## Exercise objective
Pictures do not belong in your copy. Repeat all the other data exactly.

## Dataset content

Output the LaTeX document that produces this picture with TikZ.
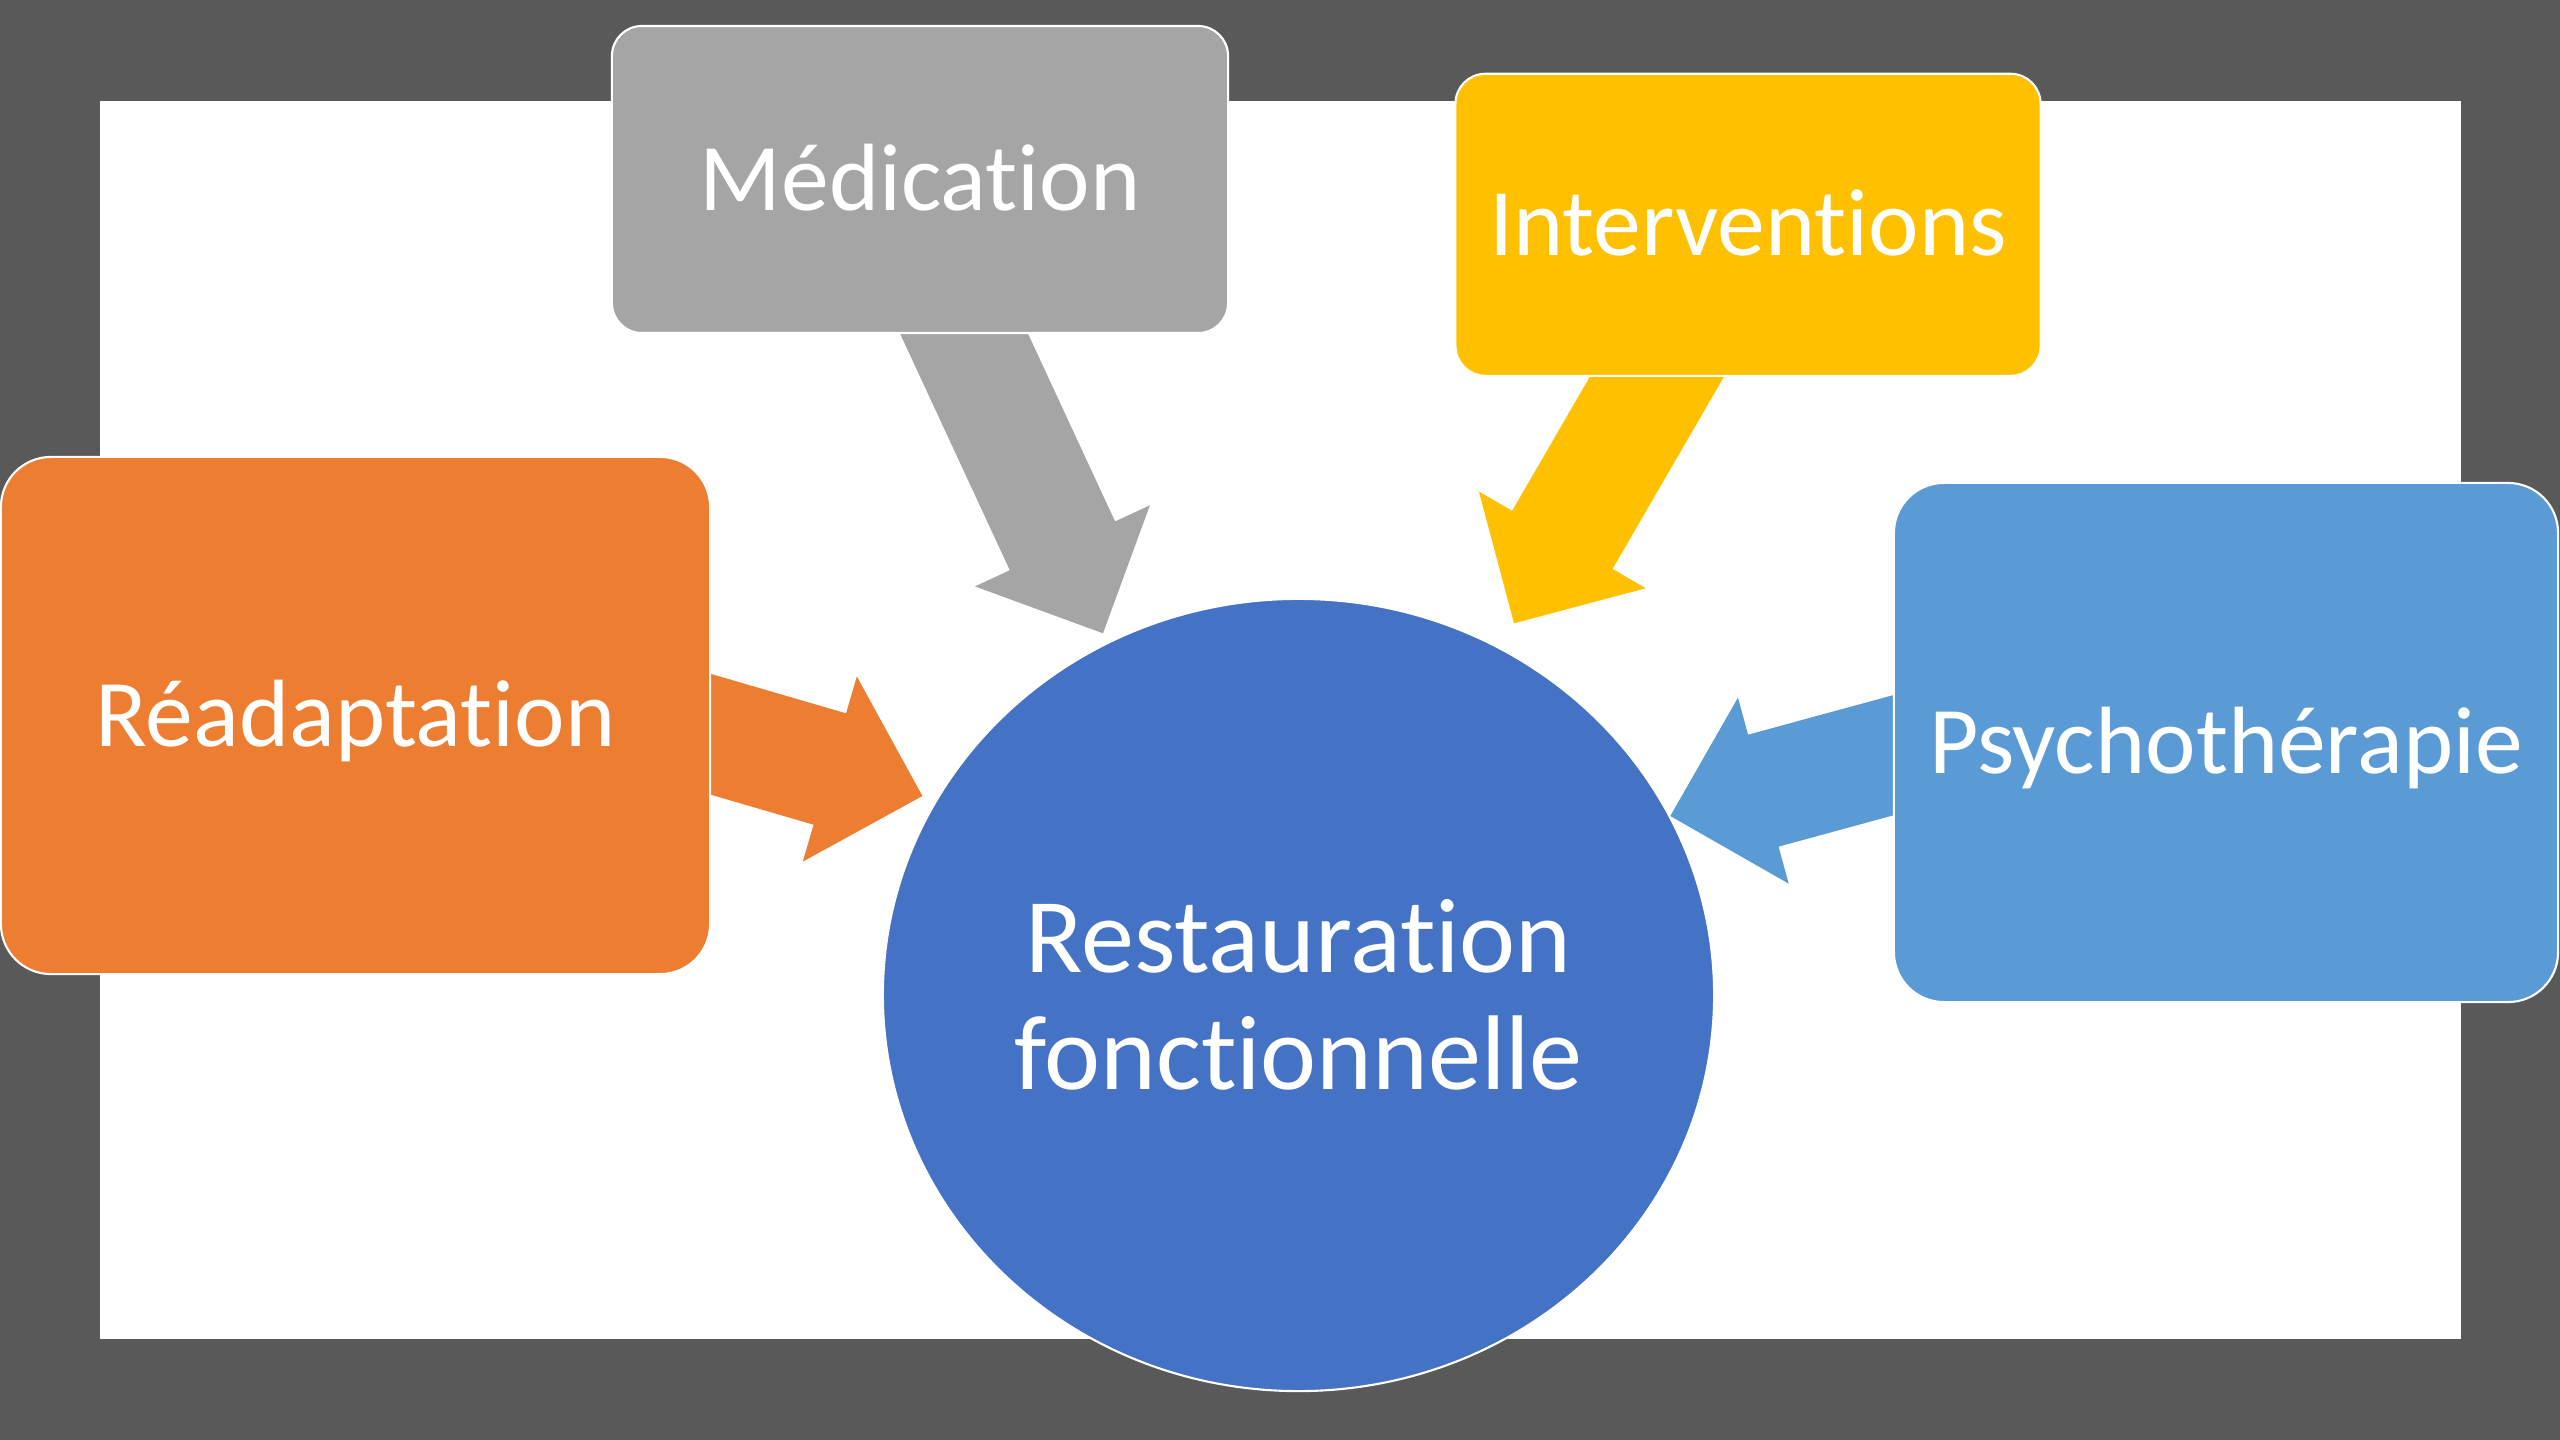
\documentclass[tikz,border=0pt]{standalone}
\usepackage{fontspec}
\setmainfont{Carlito}[Ligatures={NoCommon,NoContextual}]
\usetikzlibrary{calc,shapes.geometric}

\definecolor{framegray}{HTML}{595959}
\definecolor{medgray}{HTML}{A5A5A5}
\definecolor{intyellow}{HTML}{FFC000}
\definecolor{reaorange}{HTML}{ED7D31}
\definecolor{psyblue}{HTML}{5B9BD5}
\definecolor{restblue}{HTML}{4472C4}

\tikzset{
  box/.style={rectangle, draw=white, line width=1.5pt, text=white,
    font=\fontsize{68}{80}\selectfont,
    inner sep=0pt, text height=43.5pt, text depth=0pt},
  smallbox/.style={box, rounded corners=0.75cm},
  bigbox/.style={box, rounded corners=1.25cm},
  hub/.style={ellipse, draw=white, line width=1.5pt, text=white,
    font=\fontsize{75.5}{83}\selectfont,
    align=center, inner sep=0pt, fill=restblue,
    minimum width=20.775cm, minimum height=19.8cm},
}

% Block arrow from a start point to a tip: shaft 116px, head 193px wide, 96px long
\newcommand\blockarrow[3]{%
  \coordinate (ba-h) at ($(#2)!2.41cm!(#1)$);
  \fill[#3] ($(#1)!1.45cm!-90:(#2)$) -- ($(ba-h)!1.45cm!90:(#1)$)
    -- ($(ba-h)!2.41cm!90:(#1)$) -- (#2) -- ($(ba-h)!2.41cm!-90:(#1)$)
    -- ($(ba-h)!1.45cm!-90:(#1)$) -- ($(#1)!1.45cm!90:(#2)$) -- cycle;}

\begin{document}
\begin{tikzpicture}[x=0.025cm, y=-0.025cm]
  \useasboundingbox (0,0) rectangle (2560,1440);
  % slide frame
  \fill[framegray] (0,0) rectangle (2560,1440);
  \fill[white] (99.6,101) rectangle (2460.5,1339);

  % central shape
  \node[hub] (rest) at (1298.5,995) {Restauration\\fonctionnelle};

  % arrow ends
  \coordinate (med-out) at (934.6,270.2);
  \coordinate (int-out) at (1714.6,277.1);
  \coordinate (rea-out) at (538.4,684);
  \coordinate (psy-out) at (2056.3,710.8);
  \coordinate (rest-n1) at (1103,633.3);
  \coordinate (rest-n2) at (1514,623.3);
  \coordinate (rest-w) at (922.4,796);
  \coordinate (rest-e) at (1670.3,816);

  \blockarrow{med-out}{rest-n1}{medgray}
  \blockarrow{int-out}{rest-n2}{intyellow}
  \blockarrow{rea-out}{rest-w}{reaorange}
  \blockarrow{psy-out}{rest-e}{psyblue}

  % surrounding boxes
  \node[smallbox, fill=medgray, minimum width=15.4cm, minimum height=7.675cm]
    (med) at (920,179.5) {Médication};
  \node[smallbox, fill=intyellow, minimum width=14.625cm, minimum height=7.55cm]
    (int) at (1748,224.8) {Interventions};
  \node[bigbox, fill=reaorange, minimum width=17.725cm, minimum height=12.925cm]
    (rea) at (355.5,715.5) {Réadaptation};
  \node[bigbox, fill=psyblue, minimum width=16.6cm, minimum height=12.975cm]
    (psy) at (2226,742.5) {Psychothérapie};
\end{tikzpicture}
\end{document}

## Response to the task
Output the LaTeX document that produces this picture with TikZ.
\documentclass[tikz,border=0pt]{standalone}
\usepackage{fontspec}
\setmainfont{Carlito}[Ligatures={NoCommon,NoContextual}]
\usetikzlibrary{calc,shapes.geometric}

\definecolor{framegray}{HTML}{595959}
\definecolor{medgray}{HTML}{A5A5A5}
\definecolor{intyellow}{HTML}{FFC000}
\definecolor{reaorange}{HTML}{ED7D31}
\definecolor{psyblue}{HTML}{5B9BD5}
\definecolor{restblue}{HTML}{4472C4}

\tikzset{
  box/.style={rectangle, draw=white, line width=1.5pt, text=white,
    font=\fontsize{68}{80}\selectfont,
    inner sep=0pt, text height=43.5pt, text depth=0pt},
  smallbox/.style={box, rounded corners=0.75cm},
  bigbox/.style={box, rounded corners=1.25cm},
  hub/.style={ellipse, draw=white, line width=1.5pt, text=white,
    font=\fontsize{75.5}{83}\selectfont,
    align=center, inner sep=0pt, fill=restblue,
    minimum width=20.775cm, minimum height=19.8cm},
}

% Block arrow from a start point to a tip: shaft 116px, head 193px wide, 96px long
\newcommand\blockarrow[3]{%
  \coordinate (ba-h) at ($(#2)!2.41cm!(#1)$);
  \fill[#3] ($(#1)!1.45cm!-90:(#2)$) -- ($(ba-h)!1.45cm!90:(#1)$)
    -- ($(ba-h)!2.41cm!90:(#1)$) -- (#2) -- ($(ba-h)!2.41cm!-90:(#1)$)
    -- ($(ba-h)!1.45cm!-90:(#1)$) -- ($(#1)!1.45cm!90:(#2)$) -- cycle;}

\begin{document}
\begin{tikzpicture}[x=0.025cm, y=-0.025cm]
  \useasboundingbox (0,0) rectangle (2560,1440);
  % slide frame
  \fill[framegray] (0,0) rectangle (2560,1440);
  \fill[white] (99.6,101) rectangle (2460.5,1339);

  % central shape
  \node[hub] (rest) at (1298.5,995) {Restauration\\fonctionnelle};

  % arrow ends
  \coordinate (med-out) at (934.6,270.2);
  \coordinate (int-out) at (1714.6,277.1);
  \coordinate (rea-out) at (538.4,684);
  \coordinate (psy-out) at (2056.3,710.8);
  \coordinate (rest-n1) at (1103,633.3);
  \coordinate (rest-n2) at (1514,623.3);
  \coordinate (rest-w) at (922.4,796);
  \coordinate (rest-e) at (1670.3,816);

  \blockarrow{med-out}{rest-n1}{medgray}
  \blockarrow{int-out}{rest-n2}{intyellow}
  \blockarrow{rea-out}{rest-w}{reaorange}
  \blockarrow{psy-out}{rest-e}{psyblue}

  % surrounding boxes
  \node[smallbox, fill=medgray, minimum width=15.4cm, minimum height=7.675cm]
    (med) at (920,179.5) {Médication};
  \node[smallbox, fill=intyellow, minimum width=14.625cm, minimum height=7.55cm]
    (int) at (1748,224.8) {Interventions};
  \node[bigbox, fill=reaorange, minimum width=17.725cm, minimum height=12.925cm]
    (rea) at (355.5,715.5) {Réadaptation};
  \node[bigbox, fill=psyblue, minimum width=16.6cm, minimum height=12.975cm]
    (psy) at (2226,742.5) {Psychothérapie};
\end{tikzpicture}
\end{document}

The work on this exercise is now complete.